[Plotting code records]
———
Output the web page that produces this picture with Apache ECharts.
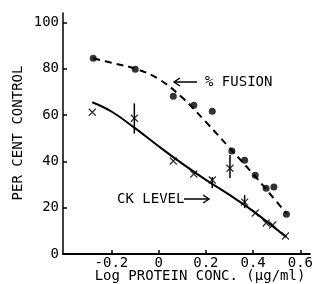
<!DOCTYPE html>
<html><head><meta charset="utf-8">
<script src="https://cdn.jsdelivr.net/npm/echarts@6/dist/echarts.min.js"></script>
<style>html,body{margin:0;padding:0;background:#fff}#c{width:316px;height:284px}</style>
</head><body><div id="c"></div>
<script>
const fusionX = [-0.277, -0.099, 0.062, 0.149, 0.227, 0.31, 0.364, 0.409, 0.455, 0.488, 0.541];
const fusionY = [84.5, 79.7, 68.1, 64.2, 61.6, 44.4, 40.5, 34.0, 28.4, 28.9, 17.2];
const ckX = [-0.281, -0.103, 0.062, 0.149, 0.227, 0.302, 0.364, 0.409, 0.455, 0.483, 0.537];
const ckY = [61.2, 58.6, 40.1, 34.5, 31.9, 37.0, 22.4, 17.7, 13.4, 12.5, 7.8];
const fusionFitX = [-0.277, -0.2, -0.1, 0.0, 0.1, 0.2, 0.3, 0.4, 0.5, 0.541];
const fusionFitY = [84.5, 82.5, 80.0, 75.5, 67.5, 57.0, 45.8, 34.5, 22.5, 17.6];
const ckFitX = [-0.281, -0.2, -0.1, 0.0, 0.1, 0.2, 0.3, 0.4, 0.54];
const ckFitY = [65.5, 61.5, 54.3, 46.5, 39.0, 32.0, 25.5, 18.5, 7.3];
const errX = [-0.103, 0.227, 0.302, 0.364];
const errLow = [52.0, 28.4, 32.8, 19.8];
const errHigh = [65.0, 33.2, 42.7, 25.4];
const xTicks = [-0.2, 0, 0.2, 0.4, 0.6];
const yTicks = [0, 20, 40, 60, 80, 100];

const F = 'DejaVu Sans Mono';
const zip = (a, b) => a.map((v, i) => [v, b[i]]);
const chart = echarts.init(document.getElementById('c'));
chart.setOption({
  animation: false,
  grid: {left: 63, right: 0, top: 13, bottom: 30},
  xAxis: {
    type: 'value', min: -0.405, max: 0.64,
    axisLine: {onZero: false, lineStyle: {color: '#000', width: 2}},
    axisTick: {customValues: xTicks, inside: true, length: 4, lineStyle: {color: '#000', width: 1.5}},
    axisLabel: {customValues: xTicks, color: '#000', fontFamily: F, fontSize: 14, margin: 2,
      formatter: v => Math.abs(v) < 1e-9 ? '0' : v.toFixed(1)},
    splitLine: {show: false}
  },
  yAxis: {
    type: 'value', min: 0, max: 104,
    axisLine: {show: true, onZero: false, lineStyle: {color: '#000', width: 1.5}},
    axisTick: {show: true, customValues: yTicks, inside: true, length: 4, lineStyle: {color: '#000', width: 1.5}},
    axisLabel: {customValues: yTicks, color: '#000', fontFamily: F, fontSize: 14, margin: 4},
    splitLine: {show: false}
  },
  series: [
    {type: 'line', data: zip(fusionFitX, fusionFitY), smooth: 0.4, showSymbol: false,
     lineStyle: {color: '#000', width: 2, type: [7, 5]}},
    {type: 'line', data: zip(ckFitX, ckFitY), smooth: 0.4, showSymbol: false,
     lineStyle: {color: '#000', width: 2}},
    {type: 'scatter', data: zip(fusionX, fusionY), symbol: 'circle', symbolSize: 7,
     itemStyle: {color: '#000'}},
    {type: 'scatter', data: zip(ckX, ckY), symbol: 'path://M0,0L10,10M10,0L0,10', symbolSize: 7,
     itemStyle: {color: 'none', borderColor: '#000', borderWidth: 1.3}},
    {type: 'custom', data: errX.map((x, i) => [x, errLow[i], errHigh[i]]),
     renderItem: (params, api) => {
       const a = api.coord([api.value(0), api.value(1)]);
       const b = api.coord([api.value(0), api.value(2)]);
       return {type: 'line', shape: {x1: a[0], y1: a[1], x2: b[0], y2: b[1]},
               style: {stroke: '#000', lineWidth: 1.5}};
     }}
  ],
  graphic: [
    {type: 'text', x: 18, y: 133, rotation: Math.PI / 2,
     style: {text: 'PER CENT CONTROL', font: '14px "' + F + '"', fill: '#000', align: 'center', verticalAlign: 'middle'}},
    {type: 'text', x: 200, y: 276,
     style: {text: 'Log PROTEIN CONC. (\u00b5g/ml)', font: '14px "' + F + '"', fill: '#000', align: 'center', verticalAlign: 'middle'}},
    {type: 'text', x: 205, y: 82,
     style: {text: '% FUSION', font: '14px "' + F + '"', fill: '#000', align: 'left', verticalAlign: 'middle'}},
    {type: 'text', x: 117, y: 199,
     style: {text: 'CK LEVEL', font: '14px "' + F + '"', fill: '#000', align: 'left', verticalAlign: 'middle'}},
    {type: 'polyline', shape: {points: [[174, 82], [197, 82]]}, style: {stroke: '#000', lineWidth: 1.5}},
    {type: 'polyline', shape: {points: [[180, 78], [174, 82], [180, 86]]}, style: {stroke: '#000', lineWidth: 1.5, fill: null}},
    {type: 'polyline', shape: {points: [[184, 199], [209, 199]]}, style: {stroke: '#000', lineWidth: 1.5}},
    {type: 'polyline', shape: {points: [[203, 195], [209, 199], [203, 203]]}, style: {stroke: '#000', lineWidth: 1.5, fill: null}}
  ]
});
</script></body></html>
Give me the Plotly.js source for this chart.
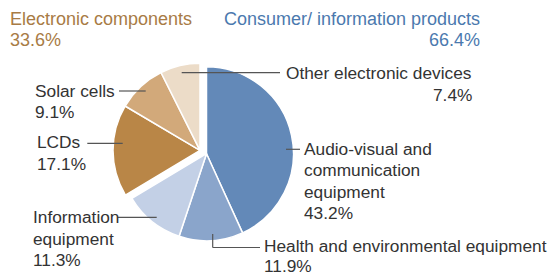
———
WRITTEN TASK: Copy out each record shown above without alteration, skipping any picture.

RESPONSE BELOW:
Output the web page that produces this picture with Apache ECharts.
<!DOCTYPE html>
<html><head><meta charset="utf-8">
<script src="https://cdn.jsdelivr.net/npm/echarts@6/dist/echarts.min.js"></script>
<style>html,body{margin:0;padding:0;background:#fff}#c{width:316px;height:284px}</style>
</head><body><div id="c"></div>
<script>
const fusionX = [-0.277, -0.099, 0.062, 0.149, 0.227, 0.31, 0.364, 0.409, 0.455, 0.488, 0.541];
const fusionY = [84.5, 79.7, 68.1, 64.2, 61.6, 44.4, 40.5, 34.0, 28.4, 28.9, 17.2];
const ckX = [-0.281, -0.103, 0.062, 0.149, 0.227, 0.302, 0.364, 0.409, 0.455, 0.483, 0.537];
const ckY = [61.2, 58.6, 40.1, 34.5, 31.9, 37.0, 22.4, 17.7, 13.4, 12.5, 7.8];
const fusionFitX = [-0.277, -0.2, -0.1, 0.0, 0.1, 0.2, 0.3, 0.4, 0.5, 0.541];
const fusionFitY = [84.5, 82.5, 80.0, 75.5, 67.5, 57.0, 45.8, 34.5, 22.5, 17.6];
const ckFitX = [-0.281, -0.2, -0.1, 0.0, 0.1, 0.2, 0.3, 0.4, 0.54];
const ckFitY = [65.5, 61.5, 54.3, 46.5, 39.0, 32.0, 25.5, 18.5, 7.3];
const errX = [-0.103, 0.227, 0.302, 0.364];
const errLow = [52.0, 28.4, 32.8, 19.8];
const errHigh = [65.0, 33.2, 42.7, 25.4];
const xTicks = [-0.2, 0, 0.2, 0.4, 0.6];
const yTicks = [0, 20, 40, 60, 80, 100];

const F = 'DejaVu Sans Mono';
const zip = (a, b) => a.map((v, i) => [v, b[i]]);
const chart = echarts.init(document.getElementById('c'));
chart.setOption({
  animation: false,
  grid: {left: 63, right: 0, top: 13, bottom: 30},
  xAxis: {
    type: 'value', min: -0.405, max: 0.64,
    axisLine: {onZero: false, lineStyle: {color: '#000', width: 2}},
    axisTick: {customValues: xTicks, inside: true, length: 4, lineStyle: {color: '#000', width: 1.5}},
    axisLabel: {customValues: xTicks, color: '#000', fontFamily: F, fontSize: 14, margin: 2,
      formatter: v => Math.abs(v) < 1e-9 ? '0' : v.toFixed(1)},
    splitLine: {show: false}
  },
  yAxis: {
    type: 'value', min: 0, max: 104,
    axisLine: {show: true, onZero: false, lineStyle: {color: '#000', width: 1.5}},
    axisTick: {show: true, customValues: yTicks, inside: true, length: 4, lineStyle: {color: '#000', width: 1.5}},
    axisLabel: {customValues: yTicks, color: '#000', fontFamily: F, fontSize: 14, margin: 4},
    splitLine: {show: false}
  },
  series: [
    {type: 'line', data: zip(fusionFitX, fusionFitY), smooth: 0.4, showSymbol: false,
     lineStyle: {color: '#000', width: 2, type: [7, 5]}},
    {type: 'line', data: zip(ckFitX, ckFitY), smooth: 0.4, showSymbol: false,
     lineStyle: {color: '#000', width: 2}},
    {type: 'scatter', data: zip(fusionX, fusionY), symbol: 'circle', symbolSize: 7,
     itemStyle: {color: '#000'}},
    {type: 'scatter', data: zip(ckX, ckY), symbol: 'path://M0,0L10,10M10,0L0,10', symbolSize: 7,
     itemStyle: {color: 'none', borderColor: '#000', borderWidth: 1.3}},
    {type: 'custom', data: errX.map((x, i) => [x, errLow[i], errHigh[i]]),
     renderItem: (params, api) => {
       const a = api.coord([api.value(0), api.value(1)]);
       const b = api.coord([api.value(0), api.value(2)]);
       return {type: 'line', shape: {x1: a[0], y1: a[1], x2: b[0], y2: b[1]},
               style: {stroke: '#000', lineWidth: 1.5}};
     }}
  ],
  graphic: [
    {type: 'text', x: 18, y: 133, rotation: Math.PI / 2,
     style: {text: 'PER CENT CONTROL', font: '14px "' + F + '"', fill: '#000', align: 'center', verticalAlign: 'middle'}},
    {type: 'text', x: 200, y: 276,
     style: {text: 'Log PROTEIN CONC. (\u00b5g/ml)', font: '14px "' + F + '"', fill: '#000', align: 'center', verticalAlign: 'middle'}},
    {type: 'text', x: 205, y: 82,
     style: {text: '% FUSION', font: '14px "' + F + '"', fill: '#000', align: 'left', verticalAlign: 'middle'}},
    {type: 'text', x: 117, y: 199,
     style: {text: 'CK LEVEL', font: '14px "' + F + '"', fill: '#000', align: 'left', verticalAlign: 'middle'}},
    {type: 'polyline', shape: {points: [[174, 82], [197, 82]]}, style: {stroke: '#000', lineWidth: 1.5}},
    {type: 'polyline', shape: {points: [[180, 78], [174, 82], [180, 86]]}, style: {stroke: '#000', lineWidth: 1.5, fill: null}},
    {type: 'polyline', shape: {points: [[184, 199], [209, 199]]}, style: {stroke: '#000', lineWidth: 1.5}},
    {type: 'polyline', shape: {points: [[203, 195], [209, 199], [203, 203]]}, style: {stroke: '#000', lineWidth: 1.5, fill: null}}
  ]
});
</script></body></html>
Give me the Plotly.js source for this chart.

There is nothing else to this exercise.